By 2019 we had carried out 43,399 installations in our properties, reducing carbon emissions by 25,095 tons per year.  With tenants being able to save up to *£320,484 a year on their combined energy bills.

In addition to ongoing improvements to homes, we invest in new and innovative solutions to reduce energy usage, lower carbon emissions, reduce energy bills and save our customers money.

Our recent projects

In Liverpool, we are completing an underfloor insulation project, using Q-Bots, robots that spray insulation under floors, with minimal disruption compared to traditional methods. The project, which is funded by the European Structural and Investment Funds (ESIF) is committed to improving 331 properties over the next year.

We are currently in the process of retrofitting outdated heating systems in several of our Independent Living Schemes, investing £500,000 in each scheme to ensure that our older and vulnerable customers can keep the heat on, at a reduced cost. Each scheme of around 40 units, has had a full heating refurbishment, replacing existing systems with new modern ‘District Heating’ type installation, incorporating individual ‘heat control interfaces’ in each home, giving our tenants more control over their homes.

We are committed to replacing a minimum of 600 heating systems and boilers each year, across our three heartlands, replacing them before they need replacing or repairing, to both make it more efficient for our customers and reduce maintenance costs. Replacing out-dated systems with A’Rated, market-leading Vaillant boilers.

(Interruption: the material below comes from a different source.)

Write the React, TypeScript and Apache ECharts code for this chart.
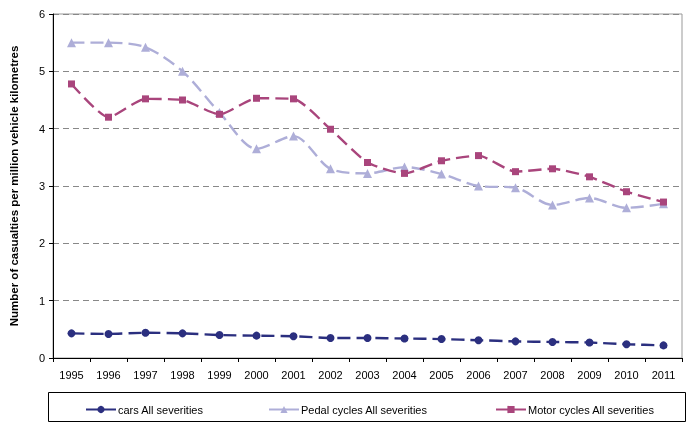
import React, { useEffect, useRef } from "react";
import * as echarts from "echarts";

const years = ["1995","1996","1997","1998","1999","2000","2001","2002","2003","2004","2005","2006","2007","2008","2009","2010","2011"];
const cars = [0.43,0.42,0.44,0.43,0.40,0.39,0.38,0.35,0.35,0.34,0.33,0.31,0.29,0.28,0.27,0.24,0.22];
const pedal = [5.5,5.5,5.42,5.0,4.28,3.65,3.87,3.3,3.22,3.33,3.21,3.0,2.97,2.67,2.79,2.62,2.69];
const motor = [4.78,4.2,4.52,4.5,4.25,4.53,4.52,3.99,3.41,3.22,3.44,3.53,3.25,3.3,3.16,2.9,2.72];
const seriesNames = ["cars All severities","Pedal cycles All severities","Motor cycles All severities"];
const colors = ["#2B2F7F","#AEAED8","#A9457C"];
const yTicks = [0,1,2,3,4,5,6];

export default function App() {
  const ref = useRef<HTMLDivElement>(null);
  useEffect(() => {
    const chart = echarts.init(ref.current!, null, { renderer: "svg" });
    const font = "'Liberation Sans', Arial, sans-serif";
    const mk = (i: number, data: number[], symbol: string, size: number, smooth: number) => ({
      name: seriesNames[i],
      type: "line",
      data,
      symbol,
      symbolSize: size,
      smooth,
      itemStyle: { color: colors[i] },
      lineStyle: { color: colors[i], width: 2.4, type: [13, 6] },
    });
    const legendBase = {
      top: 399,
      itemWidth: 30,
      itemHeight: 9,
      textStyle: { fontFamily: font, fontSize: 11, color: "#000", padding: [0, 0, 0, -3] },
      lineStyle: { type: "solid" },
    };
    chart.setOption({
      animation: false,
      textStyle: { fontFamily: font },
      grid: { left: 51, right: 16, top: 14, bottom: 74, show: true, borderColor: "#999", borderWidth: 1 },
      xAxis: {
        type: "category",
        data: years,
        boundaryGap: true,
        axisLine: { lineStyle: { color: "#000", width: 1 } },
        axisTick: { show: true, length: 4, lineStyle: { color: "#000" }, alignWithLabel: false },
        axisLabel: { fontSize: 11, color: "#000", margin: 11, fontFamily: font },
      },
      yAxis: {
        type: "value",
        min: 0,
        max: 6,
        interval: 1,
        name: "Number of casualties per million vehicle kilometres",
        nameLocation: "middle",
        nameGap: 33,
        nameTextStyle: { fontSize: 11.5, fontWeight: "bold", color: "#000", fontFamily: font },
        axisLine: { show: true, lineStyle: { color: "#000", width: 1 } },
        axisTick: { show: true, length: 4, lineStyle: { color: "#000" } },
        axisLabel: { fontSize: 11, color: "#000", margin: 8, fontFamily: font, formatter: (v: number) => (yTicks.includes(v) ? String(v) : "") },
        splitLine: { show: true, lineStyle: { color: "#888", type: [6, 4], width: 1 } },
      },
      legend: [
        { ...legendBase, left: 80, data: [seriesNames[0]] },
        { ...legendBase, left: 263, data: [seriesNames[1]] },
        { ...legendBase, left: 490, data: [seriesNames[2]] },
      ],
      graphic: [
        { type: "rect", left: 46, top: 390, shape: { width: 637, height: 29 }, style: { fill: "none", stroke: "#000", lineWidth: 1 }, silent: true },
      ],
      series: [
        mk(0, cars, "circle", 8, 0.2),
        mk(1, pedal, "triangle", 9, 0.3),
        mk(2, motor, "rect", 7, 0.2),
      ],
    });
    return () => chart.dispose();
  }, []);
  return <div ref={ref} style={{ position: "fixed", left: 0, top: 0, width: 698, height: 432 }} />;
}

Working in partnership with contractors Scottish Southern Electric (SSE), we are currently running a £45,000 pilot project at Bernard Wood Sheltered Scheme in Billinge, to install a new ‘Building Management System’ to manage the heating both to the communal spaces and individual tenant’s flats, with the aims to reduce energy use within the building and heating bills for the tenants.  If successful, we will look to roll to a further six schemes.

As part of an international partnership with Ground Heat and Heliotherm Austria, we removed old storage heaters in four blocks of nine apartments on Delph Lane, Whiston. With no mains gas supply, the heating and hot water for the individual flats in the four separate blocks were supplied by electric heaters. This was inefficient and expensive for tenants, generating annual bills in excess of £900. Torus was keen to introduce new heating technology that would overcome the lack of mains gas supply and address these rising fuel costs. A new heating system was installed powered by a ground source heat pump which in turn is powered by photovoltaic cells and battery storage systems. This is a unique integration of common renewable technology that creates an increase in an efficiency of 420%, reducing bills dramatically for the tenants as well as reducing carbon emissions.

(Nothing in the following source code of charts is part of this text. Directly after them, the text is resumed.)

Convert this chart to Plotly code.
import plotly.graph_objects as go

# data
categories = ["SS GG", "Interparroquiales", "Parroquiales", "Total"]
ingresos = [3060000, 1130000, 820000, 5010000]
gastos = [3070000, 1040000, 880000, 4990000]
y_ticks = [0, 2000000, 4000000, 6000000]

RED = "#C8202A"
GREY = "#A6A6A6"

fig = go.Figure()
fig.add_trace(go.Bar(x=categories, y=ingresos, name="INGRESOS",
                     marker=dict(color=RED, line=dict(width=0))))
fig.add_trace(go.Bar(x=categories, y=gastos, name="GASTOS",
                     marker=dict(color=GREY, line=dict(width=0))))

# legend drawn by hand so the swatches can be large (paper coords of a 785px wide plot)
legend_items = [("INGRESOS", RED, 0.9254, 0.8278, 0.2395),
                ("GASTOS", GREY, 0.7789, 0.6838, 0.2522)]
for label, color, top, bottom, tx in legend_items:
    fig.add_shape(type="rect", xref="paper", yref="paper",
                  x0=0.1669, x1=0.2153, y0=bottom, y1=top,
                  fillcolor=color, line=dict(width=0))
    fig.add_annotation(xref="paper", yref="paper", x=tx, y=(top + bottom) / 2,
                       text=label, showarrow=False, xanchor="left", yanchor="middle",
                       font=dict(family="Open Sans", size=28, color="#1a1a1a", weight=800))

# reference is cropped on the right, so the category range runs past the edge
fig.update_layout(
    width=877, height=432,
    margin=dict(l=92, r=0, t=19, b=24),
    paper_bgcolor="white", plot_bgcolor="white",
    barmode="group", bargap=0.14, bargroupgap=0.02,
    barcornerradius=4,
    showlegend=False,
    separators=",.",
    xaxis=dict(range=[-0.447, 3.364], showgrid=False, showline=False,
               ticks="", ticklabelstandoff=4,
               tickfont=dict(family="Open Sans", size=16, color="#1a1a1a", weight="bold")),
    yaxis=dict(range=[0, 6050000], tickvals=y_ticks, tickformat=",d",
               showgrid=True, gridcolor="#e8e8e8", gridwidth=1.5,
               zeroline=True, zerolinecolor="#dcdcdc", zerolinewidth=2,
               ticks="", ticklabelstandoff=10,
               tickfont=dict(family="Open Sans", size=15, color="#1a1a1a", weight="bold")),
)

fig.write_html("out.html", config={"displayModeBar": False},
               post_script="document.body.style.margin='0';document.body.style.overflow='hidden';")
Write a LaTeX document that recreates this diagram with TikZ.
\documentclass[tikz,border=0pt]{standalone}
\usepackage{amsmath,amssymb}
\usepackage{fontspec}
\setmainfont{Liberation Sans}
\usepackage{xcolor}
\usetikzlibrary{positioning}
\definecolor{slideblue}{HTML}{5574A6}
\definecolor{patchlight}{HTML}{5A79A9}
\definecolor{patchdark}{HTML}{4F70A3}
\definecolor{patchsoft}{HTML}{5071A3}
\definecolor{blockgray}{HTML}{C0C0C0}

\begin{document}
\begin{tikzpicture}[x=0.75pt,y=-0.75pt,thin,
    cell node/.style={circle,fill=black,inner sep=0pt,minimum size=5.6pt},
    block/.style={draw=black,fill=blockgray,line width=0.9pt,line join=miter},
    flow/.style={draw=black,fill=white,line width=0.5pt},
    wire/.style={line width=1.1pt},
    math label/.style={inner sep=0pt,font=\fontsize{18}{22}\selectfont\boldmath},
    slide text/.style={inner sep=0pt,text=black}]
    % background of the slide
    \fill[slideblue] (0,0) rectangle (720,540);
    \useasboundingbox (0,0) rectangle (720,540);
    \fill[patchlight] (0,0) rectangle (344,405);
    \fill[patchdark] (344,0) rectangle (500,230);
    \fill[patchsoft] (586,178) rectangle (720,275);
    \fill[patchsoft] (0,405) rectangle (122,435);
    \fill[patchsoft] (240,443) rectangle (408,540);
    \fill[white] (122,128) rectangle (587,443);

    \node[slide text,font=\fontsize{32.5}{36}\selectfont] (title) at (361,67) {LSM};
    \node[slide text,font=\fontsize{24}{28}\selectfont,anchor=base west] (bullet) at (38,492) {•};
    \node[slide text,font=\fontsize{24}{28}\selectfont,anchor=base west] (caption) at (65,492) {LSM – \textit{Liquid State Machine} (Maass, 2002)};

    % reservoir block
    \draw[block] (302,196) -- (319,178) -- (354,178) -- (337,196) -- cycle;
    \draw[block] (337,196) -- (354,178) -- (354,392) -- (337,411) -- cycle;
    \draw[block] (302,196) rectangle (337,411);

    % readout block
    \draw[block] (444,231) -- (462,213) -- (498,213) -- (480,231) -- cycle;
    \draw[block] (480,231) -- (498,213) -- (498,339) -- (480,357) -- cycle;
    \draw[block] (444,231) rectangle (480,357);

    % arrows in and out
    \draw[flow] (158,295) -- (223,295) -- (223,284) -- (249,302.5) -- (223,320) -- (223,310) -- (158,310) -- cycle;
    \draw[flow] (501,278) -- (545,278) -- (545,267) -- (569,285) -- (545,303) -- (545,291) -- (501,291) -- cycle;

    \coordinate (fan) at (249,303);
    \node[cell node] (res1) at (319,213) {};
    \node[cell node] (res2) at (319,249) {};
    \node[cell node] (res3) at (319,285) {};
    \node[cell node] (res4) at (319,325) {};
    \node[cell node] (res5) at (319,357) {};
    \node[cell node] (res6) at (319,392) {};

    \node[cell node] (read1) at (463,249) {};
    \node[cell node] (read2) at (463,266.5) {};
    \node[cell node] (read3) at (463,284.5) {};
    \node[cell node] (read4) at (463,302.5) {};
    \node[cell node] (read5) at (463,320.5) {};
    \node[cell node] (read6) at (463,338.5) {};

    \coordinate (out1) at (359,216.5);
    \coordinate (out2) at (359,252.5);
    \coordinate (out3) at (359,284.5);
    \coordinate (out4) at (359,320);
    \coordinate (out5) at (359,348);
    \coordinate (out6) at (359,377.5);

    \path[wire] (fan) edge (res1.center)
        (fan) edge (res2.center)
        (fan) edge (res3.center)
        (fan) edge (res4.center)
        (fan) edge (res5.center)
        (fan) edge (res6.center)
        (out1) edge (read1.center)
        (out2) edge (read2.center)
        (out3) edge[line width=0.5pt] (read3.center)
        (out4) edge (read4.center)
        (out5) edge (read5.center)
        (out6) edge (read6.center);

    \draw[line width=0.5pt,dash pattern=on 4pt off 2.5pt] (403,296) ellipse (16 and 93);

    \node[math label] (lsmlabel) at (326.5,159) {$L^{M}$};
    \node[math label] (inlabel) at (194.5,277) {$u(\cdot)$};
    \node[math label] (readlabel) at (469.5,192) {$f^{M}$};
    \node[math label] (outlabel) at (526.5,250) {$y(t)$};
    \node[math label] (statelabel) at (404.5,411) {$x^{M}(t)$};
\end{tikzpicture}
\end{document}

Carl Talbot-Davies, Torus Group Head of Assets & Compliance, said:

“Social housing needs to be energy efficient and fit for the future.

“These are just a few examples of how we are working hard to make our energy systems more sustainable with an aim to reduce energy usage, cut waste, drive down greenhouse gas emissions and reduce the cost of energy bills for our customers.

“By investing in our homes and making them better, we can protect the people who live in them from high energy bills and fuel poverty, which is especially beneficial for the high proportion of social tenants who are on low incomes.”

The next big project for Torus is improvement works on the nine-storey Kingsway House in Warrington, which as part of a larger makeover will also receive upgrading insulation and cladding to improve its green credentials.